Mas o interesse deste livro não se esgota no desabafo súbito e por alguma razão necessário e libertador.

Muitas outras páginas, que podemos ir abrindo e lendo ao acaso, aliás maneira bem feliz de ler, porque sempre surpreende, iremos ao encontro da música (“quando pensamos num músico surdo queremos sentir / a compaixão dos sons enterrados num vulcão ou já vazios / pairando no seu puro contraste…/ e a revolta da música toma a pureza celestial / da crueldade quando o sentido se perdeu” (p.36). Alude a Beethoven, genial e já só podendo ouvir-se por dentro da cabeça, alheado de um mundo que o procura ou ignora, pois já não comunica a não ser com a sua oculta genialidade? Provavelmente.

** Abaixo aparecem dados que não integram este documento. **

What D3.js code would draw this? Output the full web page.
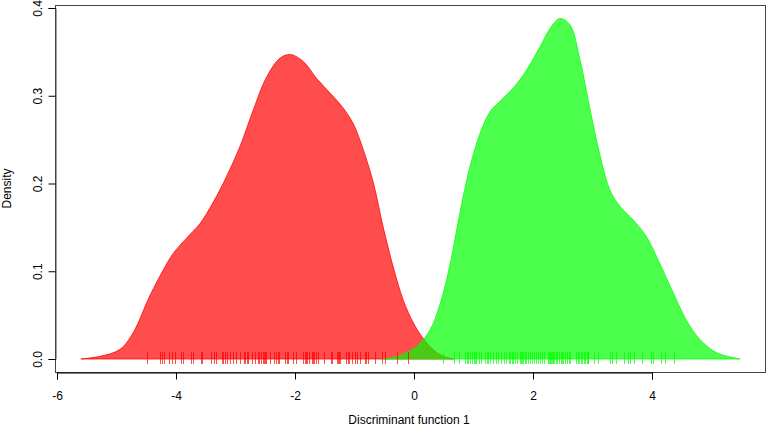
<!DOCTYPE html>
<html><head><meta charset="utf-8">
<script src="https://cdn.jsdelivr.net/npm/d3@7"></script>
<style>body{margin:0;background:#fff}text{font-family:"Liberation Sans",Arial,sans-serif;font-size:12px;fill:#000}</style>
</head><body>
<svg id="c" width="767" height="427"></svg>
<script>
// Density curve of group 1 (red)
const redDensX = [-5.60,-5.28,-4.94,-4.72,-4.44,-4.21,-4.05,-3.82,-3.60,-3.38,-3.15,-2.92,-2.70,-2.48,-2.25,-2.08,-1.86,-1.64,-1.41,-1.19,-1.02,-0.85,-0.68,-0.52,-0.35,-0.18,-0.01,0.16,0.35,0.50,0.66];
const redDensY = [0,0.003,0.011,0.030,0.072,0.102,0.120,0.138,0.154,0.178,0.208,0.243,0.284,0.321,0.343,0.347,0.339,0.320,0.303,0.286,0.268,0.238,0.200,0.151,0.105,0.067,0.041,0.023,0.009,0.003,0];
// Density curve of group 2 (green)
const greenDensX = [-0.54,-0.40,-0.24,-0.05,0.10,0.27,0.44,0.61,0.77,0.94,1.11,1.28,1.45,1.67,1.89,2.12,2.29,2.45,2.62,2.79,2.96,3.13,3.29,3.46,3.69,3.91,4.13,4.36,4.58,4.81,5.09,5.48];
const greenDensY = [0,0.001,0.004,0.010,0.018,0.033,0.063,0.109,0.166,0.219,0.257,0.282,0.294,0.309,0.329,0.356,0.377,0.388,0.381,0.341,0.284,0.231,0.193,0.174,0.158,0.139,0.109,0.075,0.044,0.022,0.007,0];
// Rug values
const redRug = [-4.48,-4.27,-4.24,-4.20,-4.11,-4.06,-4.02,-3.91,-3.88,-3.75,-3.71,-3.58,-3.56,-3.42,-3.36,-3.32,-3.22,-3.21,-3.17,-3.14,-3.10,-3.04,-2.99,-2.92,-2.85,-2.84,-2.81,-2.79,-2.72,-2.67,-2.63,-2.60,-2.57,-2.54,-2.52,-2.50,-2.48,-2.42,-2.36,-2.32,-2.29,-2.27,-2.17,-2.13,-2.11,-2.03,-1.99,-1.86,-1.84,-1.82,-1.80,-1.76,-1.71,-1.70,-1.68,-1.65,-1.62,-1.52,-1.39,-1.37,-1.30,-1.27,-1.26,-1.24,-1.15,-1.11,-1.09,-1.05,-1.00,-0.95,-0.91,-0.82,-0.81,-0.78,-0.66,-0.53,-0.49,-0.29,-0.10];
const greenRug = [0.49,0.68,0.75,0.86,0.89,0.91,0.94,0.97,1.00,1.03,1.05,1.09,1.12,1.19,1.22,1.24,1.27,1.33,1.37,1.41,1.47,1.52,1.55,1.60,1.61,1.64,1.67,1.70,1.73,1.78,1.80,1.82,1.84,1.87,1.89,1.92,1.95,1.98,2.02,2.05,2.09,2.12,2.15,2.19,2.25,2.27,2.29,2.30,2.32,2.34,2.36,2.38,2.40,2.43,2.47,2.49,2.51,2.53,2.57,2.61,2.62,2.73,2.76,2.78,2.81,2.83,2.85,2.87,2.90,2.92,2.93,3.03,3.10,3.29,3.32,3.39,3.53,3.60,3.63,3.70,3.83,3.99,4.02,4.15,4.22,4.37];
const xTicks = [-6,-4,-2,0,2,4];
const yTicks = [0,0.1,0.2,0.3,0.4];
const yTickLabels = ["0.0","0.1","0.2","0.3","0.4"];
const xTitle = "Discriminant function 1";
const yTitle = "Density";

const svg = d3.select("#c");
const L = 55, R = 765, T = 5, B = 372;
const x = d3.scaleLinear().domain([-6, 4]).range([57, 652]);
const y = d3.scaleLinear().domain([0, 0.4]).range([359, 8]);

function drawDens(xs, ys, fill, stroke) {
  const pts = xs.map((v, i) => [v, ys[i]]);
  const area = d3.area().x(d => x(d[0])).y0(y(0)).y1(d => Math.min(y(0), y(d[1]))).curve(d3.curveCatmullRom.alpha(0.5));
  svg.append("path").attr("d", area(pts) + "Z")
    .attr("fill", fill).attr("stroke", stroke).attr("stroke-width", 1);
}
drawDens(redDensX, redDensY, "rgba(255,0,0,0.7)", "rgba(255,0,0,0.75)");
drawDens(greenDensX, greenDensY, "rgba(0,255,0,0.7)", "rgba(0,255,0,0.75)");

function drawRug(vals, col) {
  svg.append("g").selectAll("line").data(vals).join("line")
    .attr("x1", d => Math.round(x(d)) + 0.5).attr("x2", d => Math.round(x(d)) + 0.5)
    .attr("y1", 352).attr("y2", 364)
    .attr("stroke", col).attr("stroke-width", 1);
}
drawRug(redRug, "rgba(255,0,0,0.7)");
drawRug(greenRug, "rgba(0,255,0,0.7)");

// box
svg.append("rect").attr("x", L + 0.5).attr("y", T + 0.5).attr("width", R - L).attr("height", B - T)
  .attr("fill", "none").attr("stroke", "#444").attr("stroke-width", 1);

// x axis
const gx = svg.append("g").attr("transform", `translate(0,${B + 0.5})`)
  .call(d3.axisBottom(x).tickValues(xTicks).tickSize(7).tickPadding(12).tickFormat(d => d));
gx.select(".domain").attr("stroke", "#000");
gx.selectAll("text").attr("font-size", 12).attr("font-family", "Liberation Sans, Arial, sans-serif");

// y axis
const gy = svg.append("g").attr("transform", `translate(${L + 0.5},0)`)
  .call(d3.axisLeft(y).tickValues(yTicks).tickSize(7).tickFormat((d, i) => yTickLabels[i]));
gy.select(".domain").attr("stroke", "#444");
gy.selectAll("text").remove();
gy.selectAll(".tick").append("text")
  .attr("transform", "translate(-14,0) rotate(-90)")
  .attr("text-anchor", "middle").attr("fill", "#000")
  .attr("font-size", 12).attr("font-family", "Liberation Sans, Arial, sans-serif")
  .text((d, i) => yTickLabels[i]);

svg.append("text").attr("x", (L + R) / 2 - 1).attr("y", 424).attr("text-anchor", "middle").text(xTitle);
svg.append("text").attr("transform", `translate(11,${(T + B) / 2}) rotate(-90)`).attr("text-anchor", "middle").text(yTitle);
</script>
</body></html>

Mas logo de seguida empurra-nos o autor para um outro mundo, menos musical, o de Descartes, todo pensamento e exíguo no sentimento, às voltas com um sonho recorrente que Marie-Louise von Franz nos conta e eu tentei analisar, num post antigo ” O melão de Descartes”.

Nuno escreve aqui “ignoro o que pensar de mim” (p. 37) como Descartes em carta a um amigo escrevia ignoro o que pensar deste sonho tão recorrente…A verdade, e Nuno Félix sabe disso, por força da sua experiência, sua e de outros, que não é o pensamento (a Razão, o Intelecto, mas a Emoção, o Sentimento) que nos podem abrir alguma frincha de súbita revelação. A lição já vinha de trás, com os Pietistas na Alemanha do século XVII-XVIII e os seus retiros espirituais nos conventos que o Conde de Zinzendorf lhes punha à disposição, para no silêncio da alma (essa palavra ainda hoje odiada, ou ignorada, o que é pior) a iluminação divina pudesse ter lugar.

Esse silêncio, de recolha e recato é o mesmo que o poema exige para dar voz às palavras que busca e virão ter com ele mais tarde ou mais cedo,  feitas, desfeitas, ou de outro modo qualquer, ajustadas à sua realidade. Saberá assim talvez mais qualquer coisa de si.

E regressamos “à origem do discurso”…o tal princípio. “Poderia ter sido de outra forma mas foi assim – concluímos”. Se antes falou de música, agora leva-nos para o mundo abstracto da pintura, com Klee. Mas é uma descrição de um quotidiano naturalista por onde passam formas tauromáquicas, trombas de porco, bicos de cegonha, ad cores que pelo meio se atropelam, nos despistam, nos distraem, de modo que o poeta conclui “falham alusões aos mitos – falham soluções – a esperança deslocaliza-se – talvez a alma não comporte / o que junta e na névoa voa com os rochedos ou o universo / não suporte o uníssono democrático” (p.41).

Matéria para reflectir. O que se pode encontrar num quadro que soma, mas não revela, não é essa a função dele, revelar cabe a quem consiga desfazer o amontoado de imagens, e suas resoluções.